Tyrone Turner / WAMU/DCist

Seven D.C. officers have been removed from the Metropolitan Police Department’s specialized crime-suppression team and placed on administrative leave or desk duty due to alleged misconduct, Chief Robert J. Contee III announced Friday evening. Contee says the department’s internal affairs investigators learned that the seven individuals, which include two sergeants, had stopped people at various times and seized their guns without arresting them or pursuing a warrant.

“We have a responsibility to make the community safer and that includes taking bad guys to jail,” the police chief said during a press conference. “That does not make the community safer when we allow people in some instances, potentially armed felons, to go on about their business and just recover the firearm. It’s only a short amount of time before they are in possession of another firearm and I’m sure of that.”

The seven officers all work in the Seventh District, which includes the neighborhoods of Anacostia, Barry Farm, Naylor Gardens and Washington Highlands and sees some of the city’s highest number of violent crimes. After reviewing three months of officers’ body camera footage, investigators discovered the cases where officers’ reports were inconsistent with the video.

“The firearms were reported. They were turned into evidence. They were accounted for.
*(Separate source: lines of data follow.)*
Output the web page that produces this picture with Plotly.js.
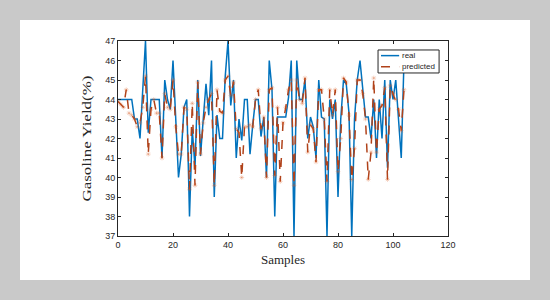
<!DOCTYPE html>
<html>
<head>
<meta charset="utf-8">
<script src="https://cdn.plot.ly/plotly-3.0.1.min.js"></script>
<style>
  html, body { margin: 0; padding: 0; background: #c9c9c9; }
  #chart { position: absolute; left: 20px; top: 20px; width: 510px; height: 260px; background: #fff; }
</style>
</head>
<body>
<div id="chart"></div>
<script>
// sample index 0..104
var samples = [];
for (var i = 0; i < 105; i++) samples.push(i);

var realYield = [
  44, 44, 44, 44, 44, 44, 43, 43, 42, 44.5,
  47, 42.3, 44, 44, 44, 44, 41, 45, 44, 43.5,
  46, 42.6, 40, 41.2, 43.6, 44, 38, 42.5, 40.5, 45,
  41.1, 43, 44.8, 43.2, 46, 39, 43.2, 42, 42, 45.2,
  47, 43.7, 45, 41, 43, 41.9, 44, 44, 41.2, 42.7,
  44, 44, 42.1, 43.1, 40, 46, 44.5, 38, 43.1, 43.1,
  43.1, 43.1, 44.1, 46, 37, 46, 44, 44, 45, 42,
  43.1, 42.6, 41, 45, 43.1, 43, 37, 44, 43, 44,
  39, 43, 45, 44.8, 43.3, 37, 43, 45, 46, 44.4,
  43.1, 43.1, 42, 44, 41, 44, 42, 45, 40.5, 45,
  44, 45, 43, 41, 46
];

var predictedYield = [
  43.9, 43.75, 43.6, 44.5, 43.3, 43.2, 43.0, 42.6, 42.8, 43.6,
  45.2, 41.2, 43.5, 44.0, 43.3, 43.3, 41.0, 44.3, 43.6, 43.5,
  45.0, 42.6, 41.2, 41.2, 43.6, 43.5, 39.4, 43.8, 39.6, 44.9,
  41.2, 42.8, 43.6, 44.0, 44.3, 39.6, 44.5, 43.4, 43.3, 45.0,
  45.2, 44.2, 44.9, 42.5, 42.3, 40.0, 42.6, 42.6, 42.7, 42.6,
  44.0, 44.5, 42.5, 43.1, 40.0, 44.5, 44.6, 40.1, 43.6, 39.8,
  42.8, 43.6, 44.5, 45.0, 39.6, 45.0, 44.0, 43.8, 45.1, 41.3,
  42.7, 42.5, 40.8, 44.5, 44.5, 43.0, 39.8, 44.5, 43.2, 44.5,
  40.3, 42.0, 45.1, 44.9, 43.2, 39.9, 41.5, 45.0, 45.0, 44.3,
  43.0, 39.9, 41.3, 45.1, 41.3, 43.5, 43.7, 44.6, 39.9, 44.7,
  44.3, 44.0, 43.5, 42.4, 44.5
];

var seriesNames = ["real", "predicted"];
var blue = "#0072BD";
var red = "#B0421A";

var realTrace = {
  x: samples,
  y: realYield,
  mode: "lines",
  name: seriesNames[0],
  line: {color: blue, width: 1.5}
};

var predTrace = {
  x: samples,
  y: predictedYield,
  mode: "lines+markers",
  name: seriesNames[1],
  line: {color: red, width: 1.5, dash: "dash"},
  marker: {symbol: "asterisk-open", size: 4, color: "rgba(217,83,25,0.25)", line: {width: 1, color: "rgba(217,83,25,0.25)"}}
};

var tickFont = {family: "Liberation Sans, Arial, sans-serif", size: 9, color: "#262626"};
var titleFont = {family: "Liberation Serif, Times New Roman, serif", size: 13, color: "#262626"};
var legFont = {family: "Liberation Sans, Arial, sans-serif", size: 8, color: "#262626"};

// small hand-made legend box (matlab style, tighter than plotly's)
var shapes = [
  {type: "rect", xref: "paper", yref: "paper", x0: 0.788, x1: 0.973, y0: 0.836, y1: 0.954,
   line: {color: "#262626", width: 1}, fillcolor: "#ffffff", layer: "above"},
  {type: "line", xref: "paper", yref: "paper", x0: 0.797, x1: 0.852, y0: 0.925, y1: 0.925,
   line: {color: blue, width: 1.5}, layer: "above"},
  {type: "line", xref: "paper", yref: "paper", x0: 0.797, x1: 0.852, y0: 0.868, y1: 0.868,
   line: {color: red, width: 1.5, dash: "dash"}, layer: "above"}
];
var annotations = [
  {xref: "paper", yref: "paper", x: 0.855, y: 0.925, xanchor: "left", yanchor: "middle",
   text: seriesNames[0], showarrow: false, font: legFont},
  {xref: "paper", yref: "paper", x: 0.855, y: 0.868, xanchor: "left", yanchor: "middle",
   text: seriesNames[1], showarrow: false, font: legFont}
];

var layout = {
  width: 510,
  height: 260,
  margin: {l: 98, r: 82, t: 21, b: 44},
  paper_bgcolor: "#ffffff",
  plot_bgcolor: "#ffffff",
  showlegend: false,
  shapes: shapes,
  annotations: annotations,
  xaxis: {
    range: [0, 120], dtick: 20, tick0: 0,
    ticks: "inside", ticklen: 3, tickcolor: "#262626",
    showline: true, linecolor: "#262626", linewidth: 1, mirror: "ticks",
    showgrid: false, zeroline: false,
    tickfont: tickFont,
    title: {text: "Samples", font: titleFont, standoff: 6}
  },
  yaxis: {
    range: [37, 47], dtick: 1, tick0: 37,
    ticks: "inside", ticklen: 3, tickcolor: "#262626",
    showline: true, linecolor: "#262626", linewidth: 1, mirror: "ticks",
    showgrid: false, zeroline: false,
    tickfont: tickFont,
    title: {text: "Gasoline Yield(%)", font: titleFont, standoff: 10}
  }
};

Plotly.newPlot("chart", [realTrace, predTrace], layout, {displayModeBar: false, staticPlot: true}).then(function () {
  // the reference title is stretched along the axis
  var yt = document.querySelector("#chart .ytitle");
  if (yt) {
    yt.setAttribute("textLength", "126");
    yt.setAttribute("lengthAdjust", "spacingAndGlyphs");
  }
});
</script>
</body>
</html>
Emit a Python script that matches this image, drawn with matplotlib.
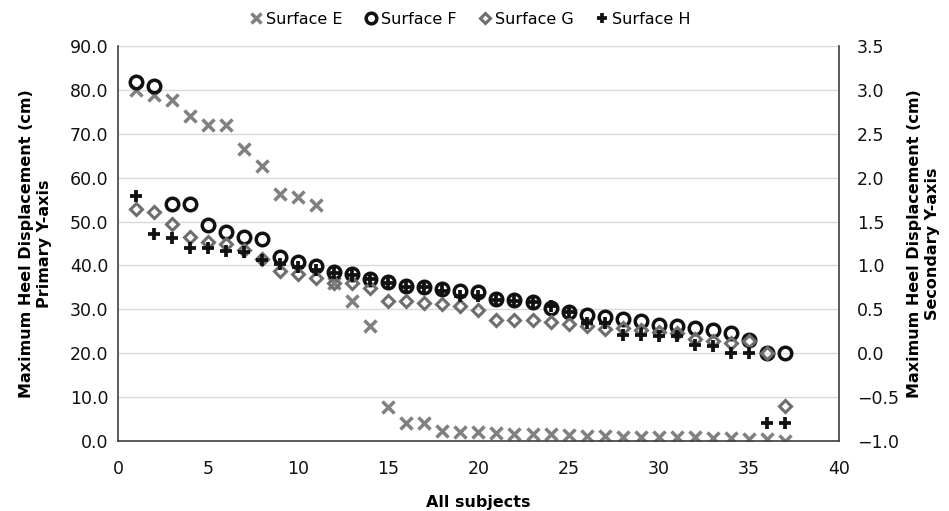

The suspects are the ones unaccounted for,” Contee said. “The suspects were allowed to go free and they should have been placed under arrest or at the minimum an arrest warrant.”

The announcement comes at a time when D.C. is struggling to address decade-high violent crime. Contee and Mayor Muriel Bowser have often chided the lack of accountability for people with illegal firearms, particularly from federal prosecutors who they’ve accused of failing to pursue many cases. Meanwhile, the city’s specialized units responsible for removing illegal firearms and drugs are a point of pride for city officials. The police department publishes data on firearm recoveries weekly, including the names of suspects, most recently between Sept. 19-26 when 53 illegal firearms were recovered.

Contee declined to speculate why the seven officers would not make arrests, only saying that is “not the way we train.”

“I want to reassure all members of our community that we are coordinating with the United State’s Attorneys Office and additional partners to ensure that this investigation is done completely, expeditiously, and thoroughly and in a way to maintain community trust,” he added.

DC police union has pushed back. The union’s chairman Gregg Pemberton said to the Washington Post that “This is exactly what [Contee] and MPD supervisors told the officers to do — get the guns off the street and obtain direct evidence linking the gun to the person.” Pemberton did not immediately respond to DCist’s request for further clarification on officers’ training.

The police department first became aware of the alleged misconduct after hearing an unrelated complaint against officers from the Seventh District. Following up on this complaint, internal affairs investigators initially learned of two officers who made no arrest after seizing an illegal semiautomatic handgun from a suspect on Sept. 11. After investigators combed several months of body camera footage, they identified five more individuals who acted similarly in other instances. The department’s investigation is ongoing, and federal partners have not been called on to step in.

The Washington Post reports that the remaining members of Seventh District’s crime suppression team have been reassigned as precautionary step. Contee says that department resources have been rearranged so the district is taken care of.  The Metropolitan Police Department has not immediately responded to DCist’s request for comment.